In the same letter, Castelo said its network upgrade was nearing 50 percent completion.
"We are right on target to complete the change out throughout the country in first quarter of 2013," he said.
Castelo said 2,500 of Globe’s cell sites have been swapped with the newest best-in-class infrastructure while simultaneously doubling its HSPA+ site count. The transformation has been completed in South Luzon, Caloocan, Valenzuela, Malabon, Navotas, Apayao, Sulu, Tawi Tawi, Zamboanga, Sibugay, Sorsogon and Basilan.
The change out in Quezon City will be completed by September, while that in Ortigas Business District and Makati by October November, respectively.
Globe is investing $700 million to modernize its entire network.
Gamaliel Cordoba, NTC chief, earlier said that Globe in a meeting two weeks ago admitted that its network congestion was caused by its ongoing modernization.
"We called their attention and the reasons that they are giving ay yung kanilang upgrade," Cordoba said, referring to Globe.
The NTC summoned Globe and Philippine Long Distance Telephone Co. after receiving consumer complaints about poor quality of service. Complaints had proliferated online, fueling rumors that Globe's upgrade was causing the congestion, instead of solving it.

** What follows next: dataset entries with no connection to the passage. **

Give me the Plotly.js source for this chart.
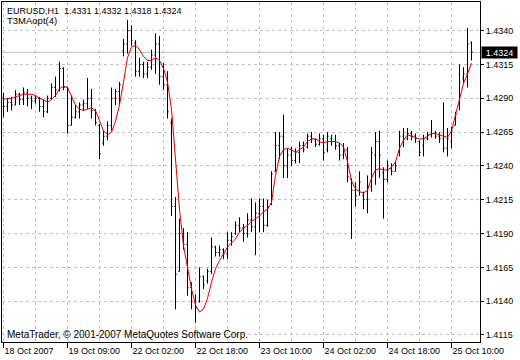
<!DOCTYPE html>
<html>
<head>
<meta charset="utf-8">
<script src="https://cdn.plot.ly/plotly-3.0.1.min.js"></script>
<style>html,body{margin:0;padding:0;background:#fff;}#chart{width:520px;height:360px;}</style>
</head>
<body>
<div id="chart"></div>
<script>
const symbol = "EURUSD,H1";
const indicatorName = "T3MAopt(4)";
const copyright = "MetaTrader, \u00a9 2001-2007 MetaQuotes Software Corp.";

const barIndex = Array.from({length: 118}, (_, i) => i);

const opens = [1.4290,1.4284,1.4287,1.4285,1.4293,1.4289,1.4294,1.4290,1.4288,1.4290,
 1.4284,1.4280,1.4290,1.4298,1.4296,1.4312,1.4298,1.4270,1.4276,1.4280,
 1.4285,1.4286,1.4290,1.4281,1.4270,1.4257,1.4262,1.4270,1.4290,1.4295,
 1.4325,1.4330,1.4340,1.4331,1.4310,1.4315,1.4308,1.4313,1.4322,1.4330,
 1.4306,1.4300,1.4272,1.4210,1.4162,1.4190,1.4182,1.4150,1.4140,1.4140,
 1.4158,1.4155,1.4162,1.4180,1.4176,1.4178,1.4175,1.4185,1.4190,1.4196,
 1.4194,1.4190,1.4200,1.4195,1.4205,1.4210,1.4196,1.4212,1.4236,1.4255,
 1.4262,1.4240,1.4248,1.4244,1.4250,1.4255,1.4254,1.4262,1.4260,1.4256,
 1.4260,1.4252,1.4260,1.4258,1.4255,1.4248,1.4252,1.4230,1.4222,1.4222,
 1.4218,1.4215,1.4225,1.4248,1.4258,1.4235,1.4230,1.4238,1.4236,1.4250,
 1.4262,1.4260,1.4264,1.4262,1.4258,1.4255,1.4260,1.4263,1.4264,1.4262,
 1.4260,1.4253,1.4258,1.4270,1.4285,1.4305,1.4308,1.4331];

const highs = [1.4294,1.4290,1.4291,1.4296,1.4294,1.4298,1.4297,1.4292,1.4292,1.4291,
 1.4289,1.4292,1.4301,1.4306,1.4317,1.4313,1.4298,1.4292,1.4285,1.4287,
 1.4289,1.4305,1.4297,1.4282,1.4271,1.4266,1.4273,1.4298,1.4297,1.4302,
 1.4334,1.4348,1.4344,1.4333,1.4320,1.4317,1.4317,1.4326,1.4338,1.4336,
 1.4316,1.4310,1.4275,1.4217,1.4201,1.4194,1.4191,1.4154,1.4145,1.4165,
 1.4159,1.4164,1.4187,1.4181,1.4181,1.4179,1.4191,1.4191,1.4199,1.4202,
 1.4197,1.4205,1.4216,1.4213,1.4216,1.4216,1.4215,1.4236,1.4265,1.4265,
 1.4278,1.4253,1.4254,1.4253,1.4258,1.4258,1.4264,1.4265,1.4260,1.4264,
 1.4263,1.4265,1.4263,1.4263,1.4257,1.4257,1.4254,1.4231,1.4228,1.4236,
 1.4221,1.4233,1.4254,1.4265,1.4266,1.4239,1.4244,1.4242,1.4243,1.4266,
 1.4268,1.4268,1.4266,1.4264,1.4259,1.4263,1.4265,1.4274,1.4266,1.4265,
 1.4287,1.4268,1.4269,1.4280,1.4315,1.4313,1.4342,1.4332];

const lows = [1.4276,1.4280,1.4281,1.4285,1.4285,1.4285,1.4284,1.4282,1.4286,1.4280,
 1.4276,1.4279,1.4289,1.4291,1.4295,1.4296,1.4264,1.4270,1.4275,1.4275,
 1.4281,1.4282,1.4275,1.4270,1.4245,1.4255,1.4259,1.4266,1.4285,1.4285,
 1.4321,1.4323,1.4329,1.4306,1.4306,1.4305,1.4305,1.4311,1.4308,1.4300,
 1.4296,1.4275,1.4203,1.4134,1.4162,1.4178,1.4144,1.4134,1.4124,1.4139,
 1.4149,1.4153,1.4160,1.4173,1.4173,1.4171,1.4171,1.4181,1.4189,1.4191,
 1.4184,1.4187,1.4191,1.4174,1.4191,1.4191,1.4195,1.4211,1.4236,1.4245,
 1.4231,1.4231,1.4240,1.4242,1.4242,1.4250,1.4253,1.4257,1.4254,1.4255,
 1.4244,1.4250,1.4255,1.4252,1.4244,1.4245,1.4228,1.4186,1.4210,1.4218,
 1.4208,1.4205,1.4221,1.4226,1.4231,1.4201,1.4228,1.4233,1.4236,1.4247,
 1.4254,1.4259,1.4259,1.4257,1.4247,1.4247,1.4259,1.4261,1.4260,1.4257,
 1.4250,1.4247,1.4253,1.4270,1.4281,1.4301,1.4298,1.4318];

const closes = [1.4284,1.4287,1.4285,1.4293,1.4289,1.4294,1.4290,1.4288,1.4290,1.4284,
 1.4280,1.4290,1.4298,1.4296,1.4312,1.4298,1.4270,1.4276,1.4280,1.4285,
 1.4286,1.4290,1.4281,1.4272,1.4249,1.4262,1.4270,1.4290,1.4295,1.4300,
 1.4330,1.4340,1.4333,1.4310,1.4315,1.4308,1.4313,1.4322,1.4330,1.4306,
 1.4300,1.4280,1.4210,1.4160,1.4190,1.4182,1.4150,1.4140,1.4135,1.4158,
 1.4152,1.4162,1.4180,1.4176,1.4178,1.4175,1.4185,1.4188,1.4196,1.4194,
 1.4190,1.4200,1.4195,1.4205,1.4210,1.4196,1.4210,1.4234,1.4255,1.4262,
 1.4240,1.4248,1.4244,1.4250,1.4255,1.4252,1.4262,1.4260,1.4256,1.4260,
 1.4250,1.4262,1.4258,1.4255,1.4248,1.4252,1.4232,1.4222,1.4218,1.4228,
 1.4215,1.4225,1.4250,1.4258,1.4248,1.4230,1.4240,1.4236,1.4240,1.4262,
 1.4260,1.4264,1.4262,1.4260,1.4250,1.4260,1.4263,1.4264,1.4262,1.4260,
 1.4253,1.4260,1.4266,1.4278,1.4302,1.4308,1.4330,1.4324];

const t3ma = [1.4289,1.4290,1.4290,1.4291,1.4292,1.4293,1.4293,1.4293,1.4292,1.4290,
 1.4289,1.4287,1.4289,1.4292,1.4297,1.4299,1.4298,1.4292,1.4285,1.4282,
 1.4281,1.4282,1.4283,1.4281,1.4274,1.4266,1.4263,1.4265,1.4273,1.4285,
 1.4302,1.4320,1.4328,1.4329,1.4326,1.4321,1.4318,1.4318,1.4320,1.4318,
 1.4312,1.4302,1.4282,1.4243,1.4208,1.4181,1.4164,1.4149,1.4137,1.4132,
 1.4134,1.4142,1.4154,1.4164,1.4170,1.4175,1.4180,1.4183,1.4186,1.4191,
 1.4194,1.4196,1.4199,1.4201,1.4203,1.4206,1.4208,1.4213,1.4233,1.4247,
 1.4252,1.4253,1.4252,1.4250,1.4252,1.4254,1.4258,1.4260,1.4260,1.4258,
 1.4257,1.4258,1.4258,1.4258,1.4257,1.4254,1.4243,1.4229,1.4223,1.4221,
 1.4220,1.4222,1.4231,1.4237,1.4238,1.4237,1.4237,1.4239,1.4243,1.4253,
 1.4259,1.4263,1.4262,1.4261,1.4260,1.4260,1.4262,1.4264,1.4264,1.4263,
 1.4262,1.4261,1.4266,1.4278,1.4290,1.4301,1.4308,1.4316];

const xTickVals = [0, 16, 32, 48, 64, 80, 96, 112];
const xTickText = ["18 Oct 2007", "19 Oct 09:00", "22 Oct 02:00", "22 Oct 18:00",
                   "23 Oct 10:00", "24 Oct 02:00", "24 Oct 18:00", "25 Oct 10:00"];
const xMinorGrid = [8, 24, 40, 56, 72, 88, 104];

const last = closes.length - 1;
const lastClose = closes[last];
const fmt = v => v.toFixed(4);
const headerText = symbol + "\u00a0\u00a0" + [opens[last], highs[last], lows[last], closes[last]].map(fmt).join("\u00a0");

const FONT = "Liberation Sans, Arial, sans-serif";
const GRID = "#c0c0c0";

const traces = [
  {
    type: "ohlc",
    x: barIndex, open: opens, high: highs, low: lows, close: closes,
    increasing: {line: {color: "#000", width: 1}},
    decreasing: {line: {color: "#000", width: 1}},
    tickwidth: 0.3,
    hoverinfo: "skip"
  },
  {
    type: "scatter", mode: "lines",
    x: barIndex, y: t3ma,
    line: {color: "#e00000", width: 1},
    hoverinfo: "skip"
  }
];

const layout = {
  width: 520, height: 360,
  margin: {l: 2, r: 40, t: 2, b: 18, pad: 0},
  paper_bgcolor: "#fff", plot_bgcolor: "#fff",
  showlegend: false,
  font: {family: FONT, size: 9, color: "#000"},
  xaxis: {
    range: [-0.375, 119.125],
    tickmode: "array", tickvals: xTickVals, ticktext: xTickText,
    ticks: "outside", ticklen: 5, tickcolor: "#000", tickwidth: 1,
    ticklabelposition: "outside right",
    tickfont: {family: FONT, size: 9, color: "#000"},
    showline: true, mirror: true, linecolor: "#000", linewidth: 1,
    showgrid: true, gridcolor: GRID, griddash: "3px,3px", gridwidth: 1,
    minor: {tickvals: xMinorGrid, showgrid: true, gridcolor: GRID, griddash: "3px,3px", gridwidth: 1, ticks: ""},
    zeroline: false,
    rangeslider: {visible: false},
    fixedrange: true
  },
  yaxis: {
    side: "right",
    range: [1.41098, 1.43612],
    tickmode: "linear", tick0: 1.4115, dtick: 0.0025, tickformat: ".4f",
    ticks: "outside", ticklen: 3, tickcolor: "#000",
    tickfont: {family: FONT, size: 9, color: "#000"},
    showline: true, mirror: true, linecolor: "#000", linewidth: 1,
    showgrid: true, gridcolor: GRID, griddash: "3px,3px", gridwidth: 1,
    zeroline: false,
    fixedrange: true
  },
  shapes: [
    {type: "line", xref: "paper", x0: 0, x1: 1, yref: "y", y0: lastClose, y1: lastClose,
     line: {color: GRID, width: 1}, layer: "below"}
  ],
  annotations: [
    {xref: "paper", yref: "paper", x: 0.0063, y: 0.9941, xanchor: "left", yanchor: "top",
     text: headerText, showarrow: false, font: {family: FONT, size: 9, color: "#000"}},
    {xref: "paper", yref: "paper", x: 0.0063, y: 0.9676, xanchor: "left", yanchor: "top",
     text: indicatorName, showarrow: false, font: {family: FONT, size: 9.5, color: "#000"}},
    {xref: "paper", yref: "paper", x: 0.0063, y: 0.0440, xanchor: "left", yanchor: "top",
     text: copyright, showarrow: false, font: {family: FONT, size: 10, color: "#000"}},
    {xref: "paper", yref: "y", x: 1, y: lastClose, xanchor: "left", yanchor: "middle", xshift: 1,
     text: fmt(lastClose), showarrow: false, bgcolor: "#000", borderpad: 1,
     width: 33, height: 9,
     font: {family: FONT, size: 9, color: "#fff"}}
  ]
};

Plotly.newPlot("chart", traces, layout, {staticPlot: true, displayModeBar: false});
</script>
</body>
</html>
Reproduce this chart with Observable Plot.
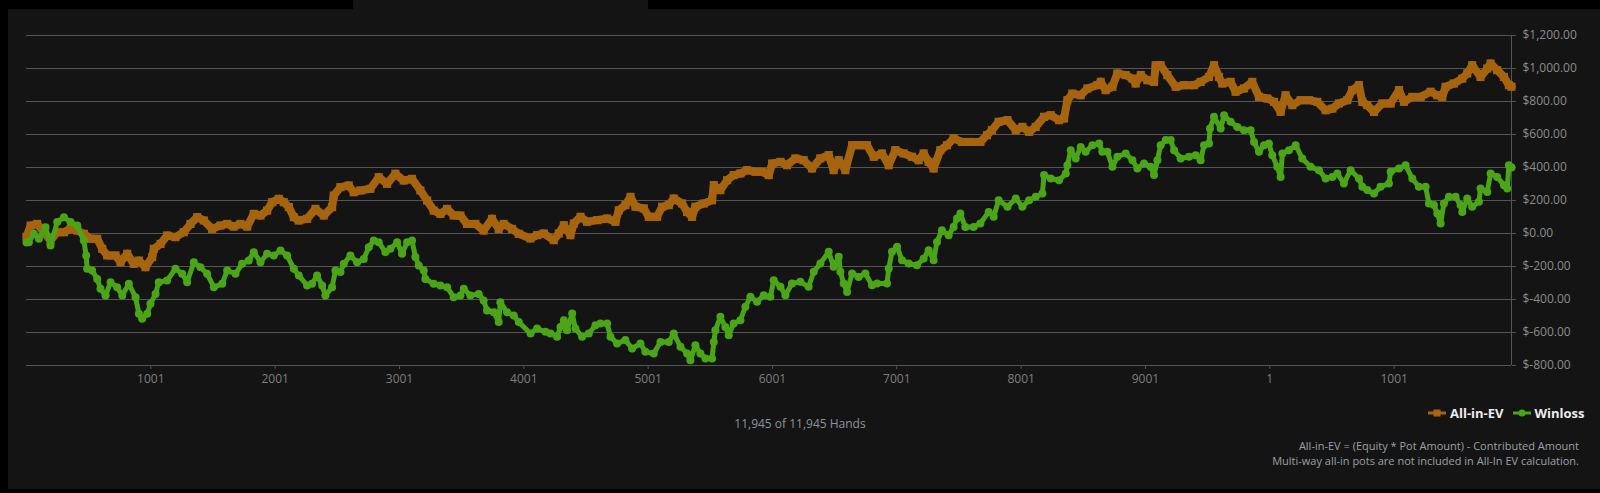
<!DOCTYPE html>
<html>
<head>
<meta charset="utf-8">
<script src="https://cdn.jsdelivr.net/npm/d3@7"></script>
<script src="https://cdn.jsdelivr.net/npm/@observablehq/plot@0.6"></script>
<style>
  html, body { margin: 0; padding: 0; background: #000; width: 1600px; height: 493px; overflow: hidden; font-family: "Open Sans", sans-serif; }
  #panel { position: absolute; left: 8px; top: 9px; width: 1592px; height: 480px; background: #141414; }
  #tab { position: absolute; left: 353px; top: 0; width: 295px; height: 9px; background: #141414; }
  #chart { position: absolute; left: 0; top: 0; }
  #hands { position: absolute; left: 0; width: 1600px; top: 415px; text-align: center; padding-left: 0; font-size: 12px; color: #8b939b; }
  #legend { position: absolute; top: 404px; left: 1428px; height: 18px; display: flex; align-items: center; font-size: 13px; font-weight: 700; color: #ececec; white-space: nowrap; }
  #legend .item { display: flex; align-items: center; margin-right: 9px; }
  #legend svg { margin-right: 4px; }
  #note { position: absolute; right: 21px; top: 438px; text-align: right; font-size: 11px; line-height: 15px; color: #9aa1a8; }
</style>
</head>
<body>
<div id="panel"></div>
<div id="tab"></div>
<div id="chart"></div>
<div id="hands"></div>
<div id="legend"></div>
<div id="note"></div>
<script>
// ---- data ----
const seriesNames = ["All-in-EV", "Winloss"];
const seriesColors = ["#a7640f", "#4aa517"];

const evHands = [1,34,87,141,194,248,302,355,409,462,516,570,610,650,717,757,811,864,905,958,1012,1025,1079,1132,1199,1266,1320,1374,1427,1494,1561,1615,1668,1722,1776,1829,1883,1936,1977,2030,2070,2111,2151,2191,2258,2325,2392,2459,2472,2526,2593,2633,2687,2767,2834,2901,2968,3035,3102,3169,3223,3276,3330,3384,3437,3491,3544,3611,3678,3745,3799,3839,3906,3960,4055,4108,4162,4242,4282,4323,4376,4403,4457,4510,4591,4671,4738,4765,4818,4859,4899,4966,5006,5073,5113,5167,5207,5274,5314,5354,5381,5448,5515,5529,5582,5636,5689,5743,5797,5864,5917,5971,5998,6065,6118,6185,6252,6319,6386,6453,6493,6534,6587,6641,6708,6761,6815,6882,6936,6989,7056,7123,7177,7217,7257,7297,7351,7405,7458,7525,7592,7673,7726,7766,7820,7891,7958,8011,8065,8118,8185,8239,8306,8346,8373,8413,8480,8534,8614,8641,8681,8735,8775,8842,8896,8922,8963,9016,9070,9083,9123,9177,9244,9311,9391,9445,9512,9552,9592,9619,9686,9726,9793,9860,9914,9981,10035,10088,10128,10182,10249,10316,10383,10450,10504,10557,10624,10664,10718,10745,10785,10839,10906,10973,11040,11080,11147,11214,11294,11348,11388,11415,11482,11549,11589,11629,11696,11750,11777,11830,11884,11924,11945];
const evValues = [-20,48,58,8,-42,8,8,28,18,-2,-32,-32,-93,-133,-133,-174,-123,-184,-164,-204,-143,-93,-63,-12,-22,8,58,99,79,28,48,58,42,58,42,119,109,139,190,210,190,160,99,79,89,149,109,160,230,281,291,250,261,271,341,301,362,321,331,261,200,139,119,149,109,109,58,58,18,89,28,58,28,-2,-30,-10,0,-40,0,50,-10,61,101,71,81,91,71,141,172,222,162,152,101,101,162,172,212,182,131,101,162,182,202,293,263,323,354,364,384,374,374,354,424,434,414,455,444,394,455,475,384,444,384,535,535,535,465,485,414,505,485,465,444,485,434,394,505,535,576,555,555,555,596,626,677,687,626,646,616,646,707,717,687,697,808,848,838,879,899,919,869,889,970,960,939,909,960,929,919,1020,1020,960,889,899,899,919,949,1020,949,909,919,859,879,919,828,818,798,737,838,778,808,808,798,747,757,788,808,869,899,798,778,737,788,788,869,798,828,828,859,838,828,889,909,939,970,1020,949,1000,1030,990,949,899,890];

const wlHands = [1,20,60,101,154,194,248,302,355,409,462,481,489,529,570,596,637,677,730,771,824,878,905,931,972,998,1039,1065,1132,1199,1253,1293,1347,1400,1454,1508,1575,1615,1682,1735,1789,1829,1883,1936,1990,2044,2097,2151,2191,2258,2298,2338,2379,2405,2459,2486,2526,2553,2606,2660,2714,2754,2794,2834,2888,2928,2982,3022,3062,3102,3129,3156,3196,3209,3276,3330,3384,3437,3491,3518,3571,3638,3678,3705,3759,3799,3812,3866,3920,3960,4055,4108,4175,4215,4269,4296,4323,4349,4390,4416,4470,4524,4577,4617,4671,4698,4751,4818,4872,4939,4979,5046,5100,5167,5207,5261,5314,5341,5381,5421,5462,5515,5529,5542,5582,5622,5649,5689,5743,5783,5823,5877,5931,5984,6011,6065,6105,6158,6225,6292,6333,6386,6453,6493,6534,6547,6574,6601,6641,6694,6748,6802,6842,6922,6936,6962,7003,7043,7096,7163,7217,7257,7297,7324,7364,7418,7458,7485,7512,7552,7619,7673,7740,7780,7820,7891,7958,8011,8065,8118,8172,8185,8239,8306,8360,8373,8400,8440,8480,8520,8574,8628,8654,8695,8735,8775,8842,8896,8936,8989,9043,9070,9097,9123,9164,9204,9231,9284,9351,9405,9445,9472,9512,9520,9552,9606,9633,9686,9740,9793,9847,9874,9914,9954,9994,10021,10061,10088,10102,10155,10209,10262,10329,10396,10450,10504,10544,10597,10651,10718,10745,10785,10839,10892,10959,10973,11040,11093,11147,11200,11254,11281,11321,11348,11375,11401,11442,11495,11535,11549,11589,11629,11683,11696,11750,11777,11830,11884,11911,11924,11945];
const wlValues = [-55,-53,-2,-32,38,-73,69,99,69,48,-42,-133,-214,-224,-275,-335,-376,-295,-325,-376,-305,-386,-487,-517,-487,-426,-366,-295,-285,-214,-244,-295,-174,-204,-244,-325,-305,-224,-244,-184,-164,-113,-174,-123,-133,-103,-133,-214,-254,-315,-305,-254,-315,-376,-325,-224,-234,-184,-133,-174,-154,-83,-42,-53,-113,-93,-53,-123,-53,-42,-143,-194,-224,-275,-305,-315,-325,-386,-376,-335,-376,-366,-406,-467,-477,-537,-416,-477,-497,-537,-606,-576,-596,-606,-626,-566,-525,-586,-485,-576,-626,-606,-556,-545,-545,-626,-667,-646,-697,-667,-717,-727,-657,-657,-606,-687,-727,-768,-677,-727,-758,-758,-657,-586,-505,-566,-616,-545,-525,-444,-384,-414,-374,-384,-283,-323,-374,-303,-293,-323,-232,-182,-111,-202,-141,-232,-303,-354,-242,-263,-242,-313,-303,-303,-212,-111,-81,-162,-182,-192,-151,-101,-162,-51,20,-10,40,91,121,40,40,61,131,101,202,162,212,162,202,222,242,354,333,323,364,414,505,455,525,495,535,545,495,495,404,465,485,444,394,424,404,354,444,535,566,566,505,455,465,475,444,535,545,636,707,636,717,677,646,626,626,555,495,535,545,475,404,343,485,505,535,455,404,384,333,343,364,303,384,333,283,263,242,283,303,374,394,414,333,283,283,182,172,121,61,182,222,222,172,131,212,162,192,273,252,364,343,293,273,414,400];

const yTicks = [-800,-600,-400,-200,0,200,400,600,800,1000,1200];
const xTicks = [1001,2001,3001,4001,5001,6001,7001,8001,9001,10001,11001];
const xTickLabels = ["1001","2001","3001","4001","5001","6001","7001","8001","9001","1","1001"];
const totalHands = 11945;
const handsText = "11,945 of 11,945 Hands";
const noteLines = ["All-in-EV = (Equity * Pot Amount) - Contributed Amount", "Multi-way all-in pots are not included in All-In EV calculation."];

// ---- build tables ----
const ev = evHands.map((h, i) => ({hand: h, value: evValues[i]}));
const wl = wlHands.map((h, i) => ({hand: h, value: wlValues[i]}));
const xLabelMap = new Map(xTicks.map((t, i) => [t, xTickLabels[i]]));
const money = v => (v < 0 ? "$-" : "$") + d3.format(",.2f")(Math.abs(v));

const chart = Plot.plot({
  width: 1600,
  height: 390,
  marginLeft: 26,
  marginRight: 89,
  marginTop: 35,
  marginBottom: 25,
  style: {background: "transparent", color: "#8c8c8c", fontFamily: "'Open Sans', sans-serif", fontSize: "12px"},
  x: {domain: [1, totalHands]},
  y: {domain: [-800, 1200]},
  marks: [
    Plot.ruleY(yTicks, {stroke: "#555555", strokeWidth: 1}),
    Plot.ruleX([totalHands], {y1: -800, y2: 1200, stroke: "#555555"}),
    Plot.axisY({anchor: "right", ticks: yTicks, tickFormat: money, tickSize: 4, tickPadding: 7, stroke: "#555555", fill: "#8c8c8c", label: null}),
    Plot.axisX({ticks: xTicks, tickFormat: d => xLabelMap.get(d), tickSize: 4, tickPadding: 5, stroke: "#555555", fill: "#7f7f7f", label: null}),
    Plot.line(ev, {x: "hand", y: "value", stroke: seriesColors[0], strokeWidth: 8, strokeLinejoin: "round"}),
    Plot.dot(ev, {x: "hand", y: "value", symbol: "square", r: 4.6, fill: seriesColors[0], stroke: "none"}),
    Plot.line(wl, {x: "hand", y: "value", stroke: seriesColors[1], strokeWidth: 5, strokeLinejoin: "round", strokeLinecap: "round"}),
    Plot.dot(wl, {x: "hand", y: "value", r: 4, fill: seriesColors[1], stroke: "none"})
  ]
});
document.getElementById("chart").appendChild(chart);

document.getElementById("hands").textContent = handsText;

const legend = document.getElementById("legend");
seriesNames.forEach((name, i) => {
  const item = document.createElement("div");
  item.className = "item";
  const marker = i === 0
    ? `<svg width="18" height="10"><line x1="0" y1="5" x2="18" y2="5" stroke="${seriesColors[i]}" stroke-width="3"/><rect x="5.5" y="1.5" width="7" height="7" fill="${seriesColors[i]}"/></svg>`
    : `<svg width="18" height="10"><line x1="0" y1="5" x2="18" y2="5" stroke="${seriesColors[i]}" stroke-width="3"/><circle cx="9" cy="5" r="3.6" fill="${seriesColors[i]}"/></svg>`;
  item.innerHTML = marker + `<span>${name}</span>`;
  legend.appendChild(item);
});

document.getElementById("note").innerHTML = noteLines.map(l => `<div>${l}</div>`).join("");
</script>
</body>
</html>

Globe president Ernest Cu however responded, saying there was no truth to the rumors. "While building a new network and keeping the old one running is challenging, we are on plan and the modernized areas have yielded the results that we expect. Customers in these areas are already experiencing faster mobile browsing, quicker call connections, rare dropped calls and instant text delivery," he had said.